Exercise description:
Print the lines from the one that contains "Give me the" to the one that contains "const boundaries = categories.slice(1);", inclusive, exactly as they appear, and please drop any pictures.
--- start of Task data ---
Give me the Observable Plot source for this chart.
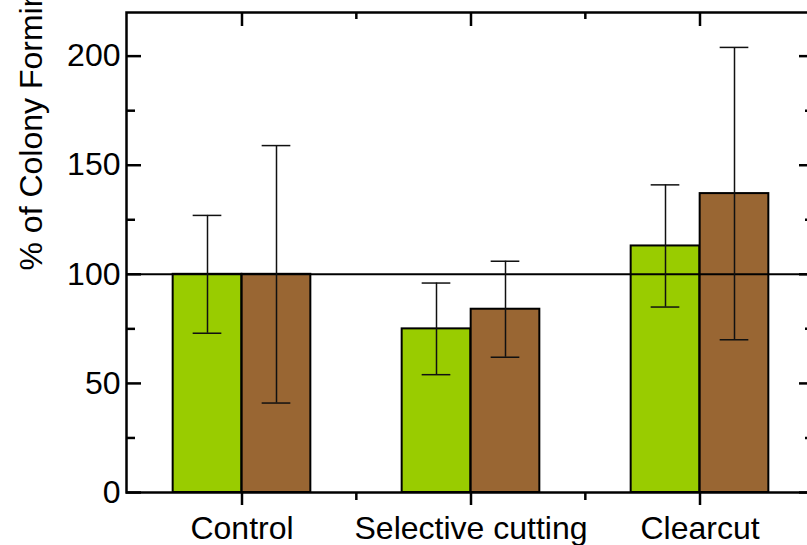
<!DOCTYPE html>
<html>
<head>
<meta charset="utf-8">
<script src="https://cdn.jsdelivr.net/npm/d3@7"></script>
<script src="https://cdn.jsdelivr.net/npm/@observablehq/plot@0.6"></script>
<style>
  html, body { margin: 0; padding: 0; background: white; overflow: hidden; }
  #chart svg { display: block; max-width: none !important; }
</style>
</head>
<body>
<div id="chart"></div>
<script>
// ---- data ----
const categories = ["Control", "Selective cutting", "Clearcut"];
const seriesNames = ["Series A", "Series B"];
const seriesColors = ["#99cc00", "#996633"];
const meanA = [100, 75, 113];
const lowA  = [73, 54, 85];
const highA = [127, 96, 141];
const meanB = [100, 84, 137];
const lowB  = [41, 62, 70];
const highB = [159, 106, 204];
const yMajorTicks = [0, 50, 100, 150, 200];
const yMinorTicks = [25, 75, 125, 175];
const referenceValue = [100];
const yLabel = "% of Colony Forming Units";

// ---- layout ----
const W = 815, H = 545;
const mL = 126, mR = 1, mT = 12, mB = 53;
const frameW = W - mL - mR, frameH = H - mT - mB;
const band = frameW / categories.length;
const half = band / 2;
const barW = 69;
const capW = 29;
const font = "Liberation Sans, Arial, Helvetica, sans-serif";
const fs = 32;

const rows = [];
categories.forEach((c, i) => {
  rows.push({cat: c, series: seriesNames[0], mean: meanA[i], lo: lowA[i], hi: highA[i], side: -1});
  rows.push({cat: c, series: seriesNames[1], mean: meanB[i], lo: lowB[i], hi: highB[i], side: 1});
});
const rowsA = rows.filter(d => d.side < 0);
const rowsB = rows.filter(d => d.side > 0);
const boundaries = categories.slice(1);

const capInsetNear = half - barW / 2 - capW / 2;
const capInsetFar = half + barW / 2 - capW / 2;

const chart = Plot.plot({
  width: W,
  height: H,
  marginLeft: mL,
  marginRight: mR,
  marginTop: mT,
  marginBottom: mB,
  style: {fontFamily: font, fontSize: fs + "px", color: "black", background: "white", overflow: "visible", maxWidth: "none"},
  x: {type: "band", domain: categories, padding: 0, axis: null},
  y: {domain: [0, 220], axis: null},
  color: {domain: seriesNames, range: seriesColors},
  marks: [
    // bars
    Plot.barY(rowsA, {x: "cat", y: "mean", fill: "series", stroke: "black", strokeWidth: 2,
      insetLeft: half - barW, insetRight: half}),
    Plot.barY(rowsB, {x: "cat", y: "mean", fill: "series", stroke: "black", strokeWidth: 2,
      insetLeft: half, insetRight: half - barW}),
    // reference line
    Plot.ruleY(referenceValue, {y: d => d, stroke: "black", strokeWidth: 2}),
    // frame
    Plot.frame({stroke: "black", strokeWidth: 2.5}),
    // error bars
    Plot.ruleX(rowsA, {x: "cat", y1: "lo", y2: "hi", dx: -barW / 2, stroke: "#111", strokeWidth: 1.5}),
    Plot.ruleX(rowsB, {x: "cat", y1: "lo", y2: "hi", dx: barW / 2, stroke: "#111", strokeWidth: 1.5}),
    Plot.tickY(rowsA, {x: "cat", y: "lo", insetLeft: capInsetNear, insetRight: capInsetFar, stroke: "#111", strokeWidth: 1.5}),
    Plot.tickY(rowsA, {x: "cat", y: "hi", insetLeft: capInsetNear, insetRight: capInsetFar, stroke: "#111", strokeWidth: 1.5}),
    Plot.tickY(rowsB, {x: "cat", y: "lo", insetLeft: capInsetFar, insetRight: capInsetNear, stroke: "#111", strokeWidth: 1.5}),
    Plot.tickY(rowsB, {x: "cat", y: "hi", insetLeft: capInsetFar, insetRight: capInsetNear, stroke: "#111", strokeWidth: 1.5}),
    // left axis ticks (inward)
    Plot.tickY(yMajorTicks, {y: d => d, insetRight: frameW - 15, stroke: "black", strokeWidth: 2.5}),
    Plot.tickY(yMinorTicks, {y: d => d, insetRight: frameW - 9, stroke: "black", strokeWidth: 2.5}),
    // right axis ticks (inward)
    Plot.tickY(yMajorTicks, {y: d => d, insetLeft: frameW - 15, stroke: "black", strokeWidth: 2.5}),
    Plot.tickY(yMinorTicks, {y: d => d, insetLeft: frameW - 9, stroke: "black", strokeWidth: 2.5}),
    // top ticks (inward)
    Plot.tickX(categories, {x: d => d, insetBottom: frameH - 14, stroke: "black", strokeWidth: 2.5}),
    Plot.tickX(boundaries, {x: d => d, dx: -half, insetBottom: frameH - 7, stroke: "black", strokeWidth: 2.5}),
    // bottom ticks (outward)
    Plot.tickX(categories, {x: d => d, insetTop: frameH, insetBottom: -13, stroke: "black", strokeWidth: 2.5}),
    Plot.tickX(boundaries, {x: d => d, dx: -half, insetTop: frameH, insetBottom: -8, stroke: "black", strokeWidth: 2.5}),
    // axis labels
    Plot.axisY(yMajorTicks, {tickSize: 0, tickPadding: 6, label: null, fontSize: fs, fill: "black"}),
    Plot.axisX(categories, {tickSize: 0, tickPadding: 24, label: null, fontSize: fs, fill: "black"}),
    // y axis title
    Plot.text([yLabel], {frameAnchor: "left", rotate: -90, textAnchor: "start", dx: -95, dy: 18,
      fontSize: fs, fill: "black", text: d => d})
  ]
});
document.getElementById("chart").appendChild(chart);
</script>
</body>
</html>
--- end of Task data ---
--- start of Task data ---
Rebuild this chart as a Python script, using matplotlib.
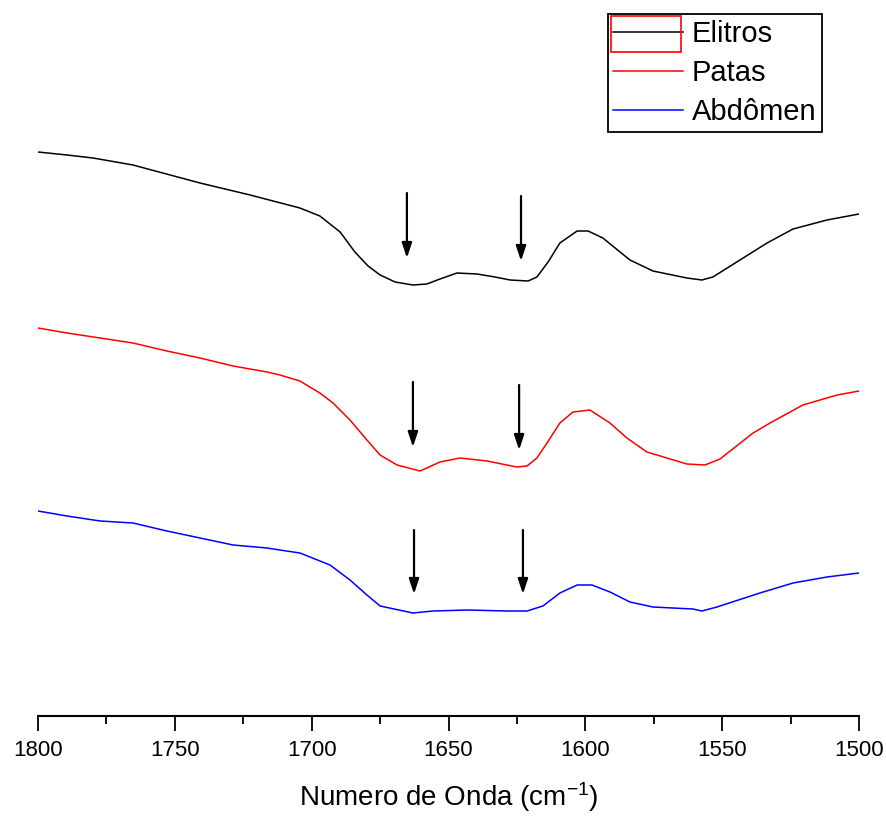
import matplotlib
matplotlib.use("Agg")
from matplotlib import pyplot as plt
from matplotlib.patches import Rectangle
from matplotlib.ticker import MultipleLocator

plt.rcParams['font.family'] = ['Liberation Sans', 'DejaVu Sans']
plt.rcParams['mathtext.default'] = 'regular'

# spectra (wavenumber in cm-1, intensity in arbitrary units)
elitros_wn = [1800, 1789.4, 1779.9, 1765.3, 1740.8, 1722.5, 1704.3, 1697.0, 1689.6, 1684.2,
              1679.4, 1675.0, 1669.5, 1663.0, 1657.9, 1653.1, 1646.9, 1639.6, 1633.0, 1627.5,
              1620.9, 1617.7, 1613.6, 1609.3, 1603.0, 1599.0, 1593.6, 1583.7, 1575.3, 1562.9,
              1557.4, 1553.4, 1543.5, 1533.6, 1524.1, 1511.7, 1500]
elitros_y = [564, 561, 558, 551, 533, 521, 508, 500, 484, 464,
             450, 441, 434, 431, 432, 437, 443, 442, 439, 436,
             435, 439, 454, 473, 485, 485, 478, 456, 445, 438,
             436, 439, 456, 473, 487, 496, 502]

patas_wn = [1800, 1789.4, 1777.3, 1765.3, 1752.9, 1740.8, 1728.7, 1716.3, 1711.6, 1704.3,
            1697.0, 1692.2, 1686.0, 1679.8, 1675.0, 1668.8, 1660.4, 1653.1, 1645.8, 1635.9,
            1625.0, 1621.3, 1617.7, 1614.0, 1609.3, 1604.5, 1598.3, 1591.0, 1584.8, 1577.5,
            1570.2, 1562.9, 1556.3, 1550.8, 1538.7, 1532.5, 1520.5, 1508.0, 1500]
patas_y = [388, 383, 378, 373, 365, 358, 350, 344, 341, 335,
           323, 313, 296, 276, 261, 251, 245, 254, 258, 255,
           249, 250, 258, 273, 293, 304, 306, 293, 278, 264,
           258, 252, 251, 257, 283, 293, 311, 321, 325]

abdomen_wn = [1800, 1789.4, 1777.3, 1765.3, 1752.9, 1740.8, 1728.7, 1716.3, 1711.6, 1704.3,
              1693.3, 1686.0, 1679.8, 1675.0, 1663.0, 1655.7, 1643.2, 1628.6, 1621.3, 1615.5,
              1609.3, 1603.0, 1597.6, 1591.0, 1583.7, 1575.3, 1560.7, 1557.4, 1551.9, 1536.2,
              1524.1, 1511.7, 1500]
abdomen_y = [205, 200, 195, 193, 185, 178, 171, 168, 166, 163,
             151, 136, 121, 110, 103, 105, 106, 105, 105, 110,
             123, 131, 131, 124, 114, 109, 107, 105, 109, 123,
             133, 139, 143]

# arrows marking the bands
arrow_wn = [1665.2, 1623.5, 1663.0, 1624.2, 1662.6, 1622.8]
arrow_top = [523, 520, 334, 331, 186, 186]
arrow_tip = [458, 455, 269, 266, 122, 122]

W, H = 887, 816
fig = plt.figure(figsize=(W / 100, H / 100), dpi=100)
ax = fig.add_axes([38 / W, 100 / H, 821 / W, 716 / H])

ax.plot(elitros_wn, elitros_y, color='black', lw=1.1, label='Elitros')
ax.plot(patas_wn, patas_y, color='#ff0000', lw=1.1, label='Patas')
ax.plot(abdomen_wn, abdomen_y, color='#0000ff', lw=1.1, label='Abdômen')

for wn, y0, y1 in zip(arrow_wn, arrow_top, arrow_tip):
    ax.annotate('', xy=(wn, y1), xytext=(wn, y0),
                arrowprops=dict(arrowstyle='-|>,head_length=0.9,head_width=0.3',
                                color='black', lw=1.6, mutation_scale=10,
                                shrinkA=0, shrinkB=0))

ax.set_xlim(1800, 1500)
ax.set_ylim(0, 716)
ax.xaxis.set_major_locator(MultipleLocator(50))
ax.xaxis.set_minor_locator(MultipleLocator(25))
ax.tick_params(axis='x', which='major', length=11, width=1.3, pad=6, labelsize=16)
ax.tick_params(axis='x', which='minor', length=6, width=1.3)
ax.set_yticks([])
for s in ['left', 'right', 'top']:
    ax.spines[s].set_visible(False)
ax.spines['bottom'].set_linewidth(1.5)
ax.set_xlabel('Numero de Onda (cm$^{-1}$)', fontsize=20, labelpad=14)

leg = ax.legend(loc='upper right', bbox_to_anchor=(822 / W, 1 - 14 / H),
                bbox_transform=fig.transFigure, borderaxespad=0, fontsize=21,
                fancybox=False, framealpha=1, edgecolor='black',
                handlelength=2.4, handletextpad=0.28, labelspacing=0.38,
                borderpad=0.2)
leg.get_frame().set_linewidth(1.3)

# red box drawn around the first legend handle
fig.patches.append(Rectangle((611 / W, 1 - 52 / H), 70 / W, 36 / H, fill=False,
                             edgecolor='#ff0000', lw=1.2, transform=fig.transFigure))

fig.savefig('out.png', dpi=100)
--- end of Task data ---
Exercise result:
Give me the Observable Plot source for this chart.
<!DOCTYPE html>
<html>
<head>
<meta charset="utf-8">
<script src="https://cdn.jsdelivr.net/npm/d3@7"></script>
<script src="https://cdn.jsdelivr.net/npm/@observablehq/plot@0.6"></script>
<style>
  html, body { margin: 0; padding: 0; background: white; overflow: hidden; }
  #chart svg { display: block; max-width: none !important; }
</style>
</head>
<body>
<div id="chart"></div>
<script>
// ---- data ----
const categories = ["Control", "Selective cutting", "Clearcut"];
const seriesNames = ["Series A", "Series B"];
const seriesColors = ["#99cc00", "#996633"];
const meanA = [100, 75, 113];
const lowA  = [73, 54, 85];
const highA = [127, 96, 141];
const meanB = [100, 84, 137];
const lowB  = [41, 62, 70];
const highB = [159, 106, 204];
const yMajorTicks = [0, 50, 100, 150, 200];
const yMinorTicks = [25, 75, 125, 175];
const referenceValue = [100];
const yLabel = "% of Colony Forming Units";

// ---- layout ----
const W = 815, H = 545;
const mL = 126, mR = 1, mT = 12, mB = 53;
const frameW = W - mL - mR, frameH = H - mT - mB;
const band = frameW / categories.length;
const half = band / 2;
const barW = 69;
const capW = 29;
const font = "Liberation Sans, Arial, Helvetica, sans-serif";
const fs = 32;

const rows = [];
categories.forEach((c, i) => {
  rows.push({cat: c, series: seriesNames[0], mean: meanA[i], lo: lowA[i], hi: highA[i], side: -1});
  rows.push({cat: c, series: seriesNames[1], mean: meanB[i], lo: lowB[i], hi: highB[i], side: 1});
});
const rowsA = rows.filter(d => d.side < 0);
const rowsB = rows.filter(d => d.side > 0);
const boundaries = categories.slice(1);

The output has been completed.